Charts and diagrams as code:

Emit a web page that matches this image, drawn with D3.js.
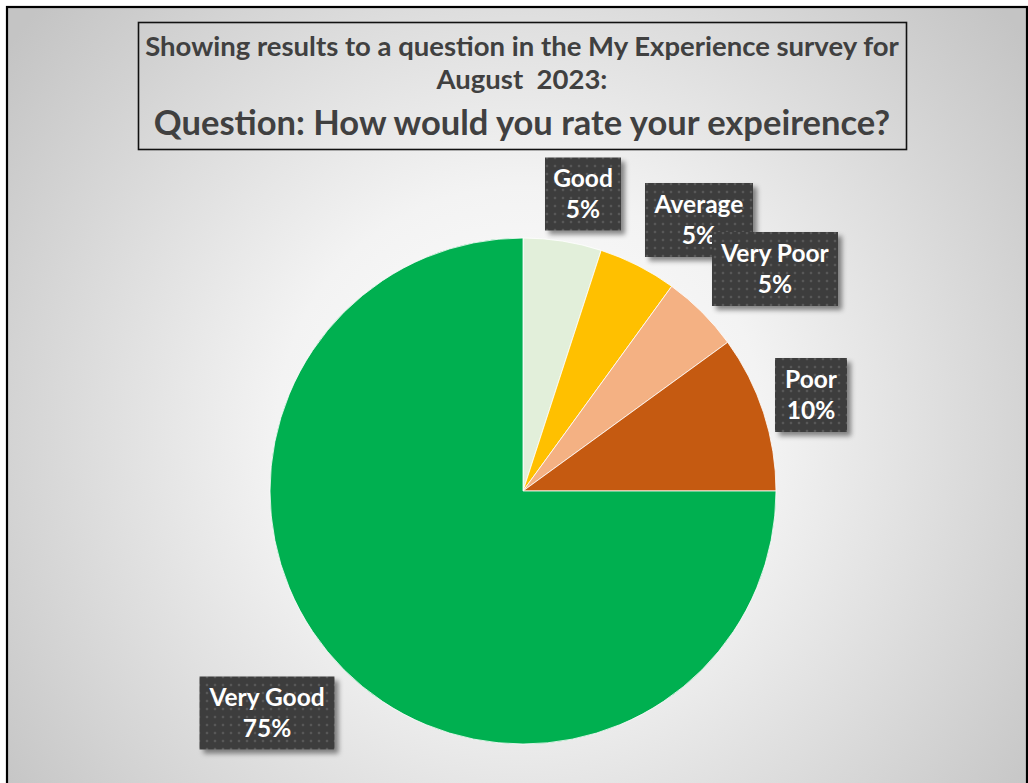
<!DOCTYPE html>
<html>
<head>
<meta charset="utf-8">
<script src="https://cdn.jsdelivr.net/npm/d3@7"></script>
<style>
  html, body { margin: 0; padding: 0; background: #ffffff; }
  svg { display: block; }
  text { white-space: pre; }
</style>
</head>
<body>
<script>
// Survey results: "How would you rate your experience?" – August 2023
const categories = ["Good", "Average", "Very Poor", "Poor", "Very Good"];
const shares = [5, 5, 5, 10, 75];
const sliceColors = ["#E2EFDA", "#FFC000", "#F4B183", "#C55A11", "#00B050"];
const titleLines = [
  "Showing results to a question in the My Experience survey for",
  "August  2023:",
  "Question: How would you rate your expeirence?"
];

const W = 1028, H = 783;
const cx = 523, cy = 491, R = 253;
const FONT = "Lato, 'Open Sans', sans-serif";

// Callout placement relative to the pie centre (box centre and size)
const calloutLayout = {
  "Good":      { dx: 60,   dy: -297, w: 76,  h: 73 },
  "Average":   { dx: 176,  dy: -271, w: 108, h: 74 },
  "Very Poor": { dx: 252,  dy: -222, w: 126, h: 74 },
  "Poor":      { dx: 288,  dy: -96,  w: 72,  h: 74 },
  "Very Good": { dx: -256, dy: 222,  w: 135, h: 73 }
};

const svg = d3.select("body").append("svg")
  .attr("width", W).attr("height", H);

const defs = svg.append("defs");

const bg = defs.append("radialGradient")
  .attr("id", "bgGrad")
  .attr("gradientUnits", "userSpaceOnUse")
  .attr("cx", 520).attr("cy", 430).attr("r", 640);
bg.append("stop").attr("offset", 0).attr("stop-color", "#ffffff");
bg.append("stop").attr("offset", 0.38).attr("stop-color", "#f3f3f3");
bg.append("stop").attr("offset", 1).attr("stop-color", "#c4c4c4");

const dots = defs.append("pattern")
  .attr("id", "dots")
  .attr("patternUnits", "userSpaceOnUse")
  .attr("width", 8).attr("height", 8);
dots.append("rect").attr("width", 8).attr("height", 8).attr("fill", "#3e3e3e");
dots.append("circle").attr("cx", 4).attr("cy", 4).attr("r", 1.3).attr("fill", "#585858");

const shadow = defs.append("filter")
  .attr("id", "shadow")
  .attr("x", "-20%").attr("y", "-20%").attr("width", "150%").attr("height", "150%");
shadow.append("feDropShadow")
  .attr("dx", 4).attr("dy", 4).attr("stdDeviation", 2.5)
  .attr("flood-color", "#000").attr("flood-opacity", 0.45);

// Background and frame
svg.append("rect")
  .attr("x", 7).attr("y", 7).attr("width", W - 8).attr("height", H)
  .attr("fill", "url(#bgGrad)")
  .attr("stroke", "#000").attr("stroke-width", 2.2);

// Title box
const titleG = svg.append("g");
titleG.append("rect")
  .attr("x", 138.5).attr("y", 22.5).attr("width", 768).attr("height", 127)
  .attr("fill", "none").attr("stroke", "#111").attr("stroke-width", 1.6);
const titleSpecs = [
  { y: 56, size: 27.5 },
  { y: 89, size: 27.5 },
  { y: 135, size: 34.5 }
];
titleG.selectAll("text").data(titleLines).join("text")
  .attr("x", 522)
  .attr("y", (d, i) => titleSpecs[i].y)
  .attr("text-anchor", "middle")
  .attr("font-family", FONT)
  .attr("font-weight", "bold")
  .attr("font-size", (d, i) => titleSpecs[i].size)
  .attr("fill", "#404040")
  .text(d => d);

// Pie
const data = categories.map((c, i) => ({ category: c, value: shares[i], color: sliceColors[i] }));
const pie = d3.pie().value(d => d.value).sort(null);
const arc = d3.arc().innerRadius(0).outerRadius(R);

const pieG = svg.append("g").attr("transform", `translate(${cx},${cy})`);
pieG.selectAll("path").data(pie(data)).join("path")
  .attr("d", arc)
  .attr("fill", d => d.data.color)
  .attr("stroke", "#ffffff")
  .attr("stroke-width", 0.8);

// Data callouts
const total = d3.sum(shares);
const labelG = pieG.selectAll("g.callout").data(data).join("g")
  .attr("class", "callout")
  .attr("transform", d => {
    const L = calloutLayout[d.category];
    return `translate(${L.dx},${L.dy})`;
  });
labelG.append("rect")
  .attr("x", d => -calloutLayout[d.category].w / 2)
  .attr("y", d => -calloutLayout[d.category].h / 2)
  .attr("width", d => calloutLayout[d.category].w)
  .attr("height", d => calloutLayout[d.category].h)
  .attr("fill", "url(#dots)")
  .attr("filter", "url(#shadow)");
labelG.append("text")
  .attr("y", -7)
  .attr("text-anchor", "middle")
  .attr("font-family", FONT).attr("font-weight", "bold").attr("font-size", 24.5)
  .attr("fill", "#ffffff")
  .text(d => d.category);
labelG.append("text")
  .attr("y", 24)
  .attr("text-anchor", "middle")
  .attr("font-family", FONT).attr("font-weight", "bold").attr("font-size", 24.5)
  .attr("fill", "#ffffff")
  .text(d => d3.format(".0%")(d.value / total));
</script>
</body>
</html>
---
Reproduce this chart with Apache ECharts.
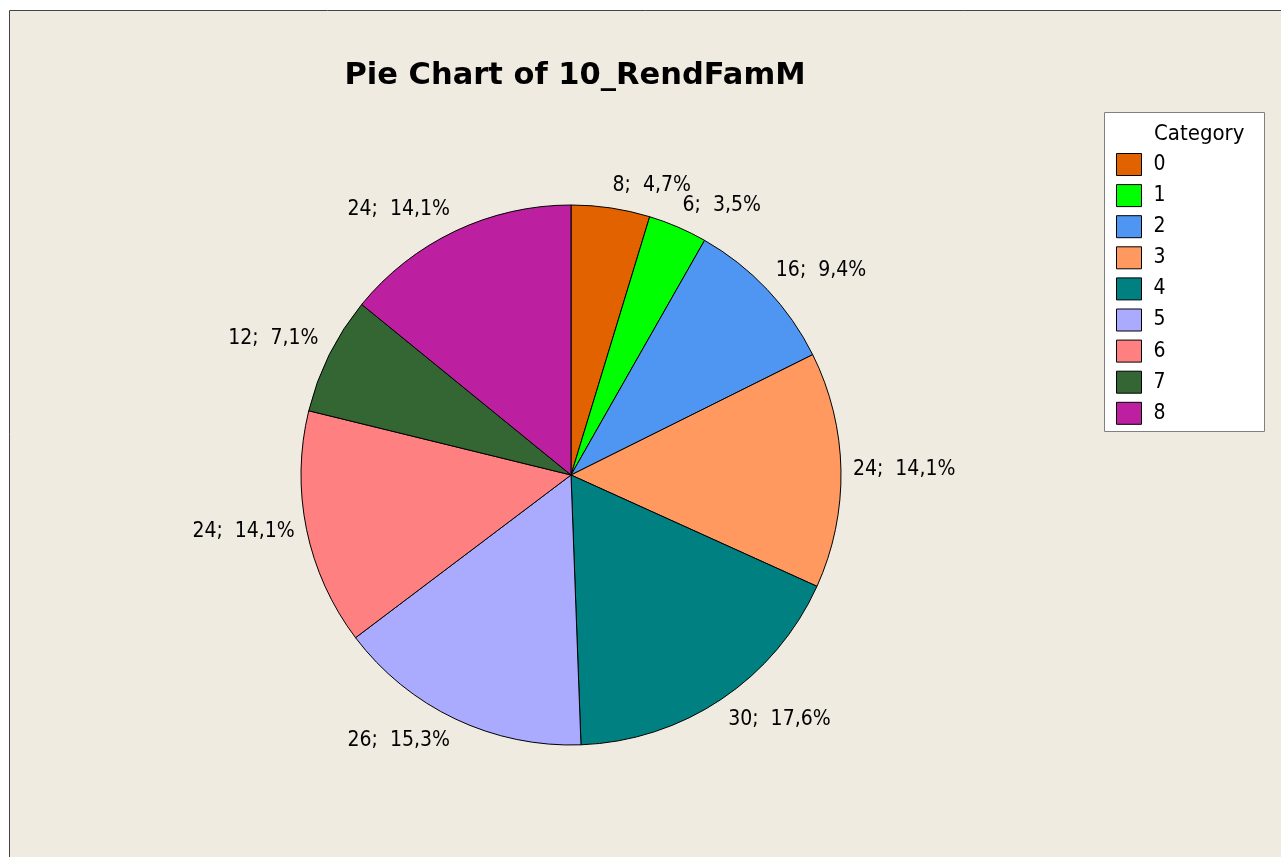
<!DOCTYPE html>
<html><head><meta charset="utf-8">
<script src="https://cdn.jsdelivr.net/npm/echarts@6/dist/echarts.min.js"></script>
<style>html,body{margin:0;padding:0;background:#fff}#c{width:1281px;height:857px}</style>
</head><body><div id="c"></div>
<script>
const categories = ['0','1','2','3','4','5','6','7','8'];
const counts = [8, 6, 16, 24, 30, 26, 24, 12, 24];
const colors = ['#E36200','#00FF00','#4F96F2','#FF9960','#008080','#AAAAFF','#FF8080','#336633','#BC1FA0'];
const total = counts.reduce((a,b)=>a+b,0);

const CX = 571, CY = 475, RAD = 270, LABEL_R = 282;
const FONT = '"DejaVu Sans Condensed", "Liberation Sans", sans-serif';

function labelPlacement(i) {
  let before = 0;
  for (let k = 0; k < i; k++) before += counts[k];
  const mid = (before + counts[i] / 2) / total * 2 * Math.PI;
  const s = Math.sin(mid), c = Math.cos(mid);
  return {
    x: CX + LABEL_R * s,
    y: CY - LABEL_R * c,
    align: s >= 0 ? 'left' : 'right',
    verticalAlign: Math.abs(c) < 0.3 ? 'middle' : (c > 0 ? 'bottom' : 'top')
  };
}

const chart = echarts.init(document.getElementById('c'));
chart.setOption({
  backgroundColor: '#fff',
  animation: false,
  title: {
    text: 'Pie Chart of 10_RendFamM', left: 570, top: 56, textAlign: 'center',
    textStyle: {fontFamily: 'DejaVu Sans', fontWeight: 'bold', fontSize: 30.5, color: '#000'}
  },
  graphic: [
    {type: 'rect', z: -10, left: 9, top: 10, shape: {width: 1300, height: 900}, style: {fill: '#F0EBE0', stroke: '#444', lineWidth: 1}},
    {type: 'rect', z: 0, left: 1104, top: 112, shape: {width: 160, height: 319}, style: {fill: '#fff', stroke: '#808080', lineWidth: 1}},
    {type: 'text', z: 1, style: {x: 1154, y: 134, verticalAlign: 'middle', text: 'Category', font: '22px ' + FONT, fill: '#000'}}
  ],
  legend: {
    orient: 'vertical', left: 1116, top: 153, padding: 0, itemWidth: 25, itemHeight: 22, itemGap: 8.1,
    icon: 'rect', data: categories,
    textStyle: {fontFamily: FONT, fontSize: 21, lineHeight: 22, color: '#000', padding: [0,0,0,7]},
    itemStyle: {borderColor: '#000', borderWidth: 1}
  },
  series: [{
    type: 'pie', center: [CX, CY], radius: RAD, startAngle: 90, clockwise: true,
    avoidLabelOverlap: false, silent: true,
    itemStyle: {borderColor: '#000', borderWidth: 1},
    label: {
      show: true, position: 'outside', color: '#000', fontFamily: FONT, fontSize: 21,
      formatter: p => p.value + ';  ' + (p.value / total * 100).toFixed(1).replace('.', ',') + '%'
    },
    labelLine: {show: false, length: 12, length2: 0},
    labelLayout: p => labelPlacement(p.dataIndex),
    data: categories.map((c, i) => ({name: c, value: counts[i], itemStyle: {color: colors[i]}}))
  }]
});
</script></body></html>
==
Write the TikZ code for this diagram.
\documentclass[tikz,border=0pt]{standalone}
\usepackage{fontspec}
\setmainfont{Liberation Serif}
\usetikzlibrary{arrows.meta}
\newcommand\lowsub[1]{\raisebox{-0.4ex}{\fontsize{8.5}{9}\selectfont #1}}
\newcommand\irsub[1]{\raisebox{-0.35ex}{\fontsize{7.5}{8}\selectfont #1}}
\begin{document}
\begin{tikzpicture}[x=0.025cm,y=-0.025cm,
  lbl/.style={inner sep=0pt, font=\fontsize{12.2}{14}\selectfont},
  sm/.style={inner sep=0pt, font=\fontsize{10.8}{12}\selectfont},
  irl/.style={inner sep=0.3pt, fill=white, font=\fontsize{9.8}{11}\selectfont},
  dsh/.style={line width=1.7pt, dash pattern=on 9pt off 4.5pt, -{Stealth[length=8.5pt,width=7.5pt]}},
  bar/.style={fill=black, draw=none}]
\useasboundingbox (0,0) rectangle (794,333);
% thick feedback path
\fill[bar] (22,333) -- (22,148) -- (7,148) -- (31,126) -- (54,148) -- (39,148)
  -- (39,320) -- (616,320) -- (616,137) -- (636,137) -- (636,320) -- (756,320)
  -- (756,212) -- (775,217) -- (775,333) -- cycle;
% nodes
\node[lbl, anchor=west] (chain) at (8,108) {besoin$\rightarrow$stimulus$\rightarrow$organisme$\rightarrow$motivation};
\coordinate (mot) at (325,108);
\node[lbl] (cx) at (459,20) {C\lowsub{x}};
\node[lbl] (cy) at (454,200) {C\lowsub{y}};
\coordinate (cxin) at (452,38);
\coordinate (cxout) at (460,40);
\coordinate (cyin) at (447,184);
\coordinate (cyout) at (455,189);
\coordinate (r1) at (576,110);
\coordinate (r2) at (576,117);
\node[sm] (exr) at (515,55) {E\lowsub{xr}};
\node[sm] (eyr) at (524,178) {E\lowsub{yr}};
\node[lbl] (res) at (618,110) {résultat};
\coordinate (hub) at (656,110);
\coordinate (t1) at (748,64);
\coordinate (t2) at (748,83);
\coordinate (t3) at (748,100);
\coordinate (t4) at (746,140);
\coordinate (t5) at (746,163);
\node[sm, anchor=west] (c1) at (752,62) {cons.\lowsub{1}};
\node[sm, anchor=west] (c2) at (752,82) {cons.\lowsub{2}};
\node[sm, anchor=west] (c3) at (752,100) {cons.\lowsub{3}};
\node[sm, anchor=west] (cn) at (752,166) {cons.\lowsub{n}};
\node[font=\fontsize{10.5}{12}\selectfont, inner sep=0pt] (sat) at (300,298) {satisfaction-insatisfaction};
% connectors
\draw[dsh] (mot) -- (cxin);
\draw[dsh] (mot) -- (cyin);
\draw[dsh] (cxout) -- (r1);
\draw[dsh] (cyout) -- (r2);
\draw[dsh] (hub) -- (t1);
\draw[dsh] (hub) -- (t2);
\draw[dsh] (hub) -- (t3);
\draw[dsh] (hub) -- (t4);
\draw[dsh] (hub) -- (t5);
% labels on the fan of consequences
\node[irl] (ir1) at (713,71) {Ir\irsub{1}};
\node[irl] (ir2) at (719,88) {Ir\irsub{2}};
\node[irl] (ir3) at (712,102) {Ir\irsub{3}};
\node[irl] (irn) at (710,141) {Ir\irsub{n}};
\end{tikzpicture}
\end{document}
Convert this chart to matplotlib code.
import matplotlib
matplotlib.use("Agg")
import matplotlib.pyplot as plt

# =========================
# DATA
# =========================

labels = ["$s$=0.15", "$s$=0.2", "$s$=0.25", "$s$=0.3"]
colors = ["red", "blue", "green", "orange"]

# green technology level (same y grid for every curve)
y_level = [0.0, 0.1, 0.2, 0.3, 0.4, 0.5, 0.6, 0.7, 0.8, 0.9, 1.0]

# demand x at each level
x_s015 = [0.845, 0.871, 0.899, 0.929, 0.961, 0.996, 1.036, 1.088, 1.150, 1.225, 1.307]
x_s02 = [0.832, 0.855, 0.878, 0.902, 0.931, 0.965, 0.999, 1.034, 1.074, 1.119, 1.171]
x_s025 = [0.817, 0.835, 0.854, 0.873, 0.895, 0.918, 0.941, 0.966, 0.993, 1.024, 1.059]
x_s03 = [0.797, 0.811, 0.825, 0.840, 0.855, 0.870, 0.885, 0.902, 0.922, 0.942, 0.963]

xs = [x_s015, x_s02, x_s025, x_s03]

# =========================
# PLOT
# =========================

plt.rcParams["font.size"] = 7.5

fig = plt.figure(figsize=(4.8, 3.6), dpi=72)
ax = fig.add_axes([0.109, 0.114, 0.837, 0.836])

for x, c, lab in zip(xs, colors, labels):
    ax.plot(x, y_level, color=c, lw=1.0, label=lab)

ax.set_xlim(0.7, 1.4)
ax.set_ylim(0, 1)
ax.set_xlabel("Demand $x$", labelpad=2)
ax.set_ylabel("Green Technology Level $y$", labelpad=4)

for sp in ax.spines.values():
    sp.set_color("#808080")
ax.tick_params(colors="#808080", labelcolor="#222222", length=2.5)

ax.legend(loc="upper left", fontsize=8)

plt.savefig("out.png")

**AIM**
Find the word "with" in the data and show each line that holds it.

**COMPLETE ANSWER**
Emit a web page that matches this image, drawn with D3.js.
Reproduce this chart with Apache ECharts.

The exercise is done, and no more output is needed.